-------- Information provided
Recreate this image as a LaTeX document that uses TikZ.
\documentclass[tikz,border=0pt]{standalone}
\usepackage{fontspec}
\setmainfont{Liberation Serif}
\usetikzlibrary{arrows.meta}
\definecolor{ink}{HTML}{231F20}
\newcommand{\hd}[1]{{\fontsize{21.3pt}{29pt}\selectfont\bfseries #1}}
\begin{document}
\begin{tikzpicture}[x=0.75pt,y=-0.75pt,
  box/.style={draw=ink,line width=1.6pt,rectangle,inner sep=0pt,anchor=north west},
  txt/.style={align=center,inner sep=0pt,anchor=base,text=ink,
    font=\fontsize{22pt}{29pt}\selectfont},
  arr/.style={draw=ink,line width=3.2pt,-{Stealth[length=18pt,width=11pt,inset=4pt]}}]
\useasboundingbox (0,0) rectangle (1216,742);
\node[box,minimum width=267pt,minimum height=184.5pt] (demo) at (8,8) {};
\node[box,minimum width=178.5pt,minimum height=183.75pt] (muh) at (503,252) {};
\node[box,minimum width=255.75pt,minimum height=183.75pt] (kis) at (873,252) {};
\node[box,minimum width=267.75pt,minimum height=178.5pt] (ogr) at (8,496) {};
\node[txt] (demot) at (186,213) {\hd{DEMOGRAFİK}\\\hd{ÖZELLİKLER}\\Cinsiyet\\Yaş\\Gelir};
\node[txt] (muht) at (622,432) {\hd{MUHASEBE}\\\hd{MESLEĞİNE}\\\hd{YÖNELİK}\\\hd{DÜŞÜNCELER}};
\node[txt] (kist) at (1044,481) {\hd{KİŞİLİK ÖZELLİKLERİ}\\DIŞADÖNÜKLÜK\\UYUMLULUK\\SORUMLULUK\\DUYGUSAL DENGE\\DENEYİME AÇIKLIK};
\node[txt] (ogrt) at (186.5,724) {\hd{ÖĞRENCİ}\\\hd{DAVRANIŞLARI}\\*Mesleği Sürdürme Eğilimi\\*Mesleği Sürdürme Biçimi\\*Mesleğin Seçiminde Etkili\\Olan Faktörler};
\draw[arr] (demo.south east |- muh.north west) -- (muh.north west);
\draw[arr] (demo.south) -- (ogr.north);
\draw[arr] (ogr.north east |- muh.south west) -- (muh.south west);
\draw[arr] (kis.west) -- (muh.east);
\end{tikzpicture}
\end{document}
----------------
Repeat back the data above, exact to the last character.

● **Result**
Recreate this image as a LaTeX document that uses TikZ.
\documentclass[tikz,border=0pt]{standalone}
\usepackage{fontspec}
\setmainfont{Liberation Serif}
\usetikzlibrary{arrows.meta}
\definecolor{ink}{HTML}{231F20}
\newcommand{\hd}[1]{{\fontsize{21.3pt}{29pt}\selectfont\bfseries #1}}
\begin{document}
\begin{tikzpicture}[x=0.75pt,y=-0.75pt,
  box/.style={draw=ink,line width=1.6pt,rectangle,inner sep=0pt,anchor=north west},
  txt/.style={align=center,inner sep=0pt,anchor=base,text=ink,
    font=\fontsize{22pt}{29pt}\selectfont},
  arr/.style={draw=ink,line width=3.2pt,-{Stealth[length=18pt,width=11pt,inset=4pt]}}]
\useasboundingbox (0,0) rectangle (1216,742);
\node[box,minimum width=267pt,minimum height=184.5pt] (demo) at (8,8) {};
\node[box,minimum width=178.5pt,minimum height=183.75pt] (muh) at (503,252) {};
\node[box,minimum width=255.75pt,minimum height=183.75pt] (kis) at (873,252) {};
\node[box,minimum width=267.75pt,minimum height=178.5pt] (ogr) at (8,496) {};
\node[txt] (demot) at (186,213) {\hd{DEMOGRAFİK}\\\hd{ÖZELLİKLER}\\Cinsiyet\\Yaş\\Gelir};
\node[txt] (muht) at (622,432) {\hd{MUHASEBE}\\\hd{MESLEĞİNE}\\\hd{YÖNELİK}\\\hd{DÜŞÜNCELER}};
\node[txt] (kist) at (1044,481) {\hd{KİŞİLİK ÖZELLİKLERİ}\\DIŞADÖNÜKLÜK\\UYUMLULUK\\SORUMLULUK\\DUYGUSAL DENGE\\DENEYİME AÇIKLIK};
\node[txt] (ogrt) at (186.5,724) {\hd{ÖĞRENCİ}\\\hd{DAVRANIŞLARI}\\*Mesleği Sürdürme Eğilimi\\*Mesleği Sürdürme Biçimi\\*Mesleğin Seçiminde Etkili\\Olan Faktörler};
\draw[arr] (demo.south east |- muh.north west) -- (muh.north west);
\draw[arr] (demo.south) -- (ogr.north);
\draw[arr] (ogr.north east |- muh.south west) -- (muh.south west);
\draw[arr] (kis.west) -- (muh.east);
\end{tikzpicture}
\end{document}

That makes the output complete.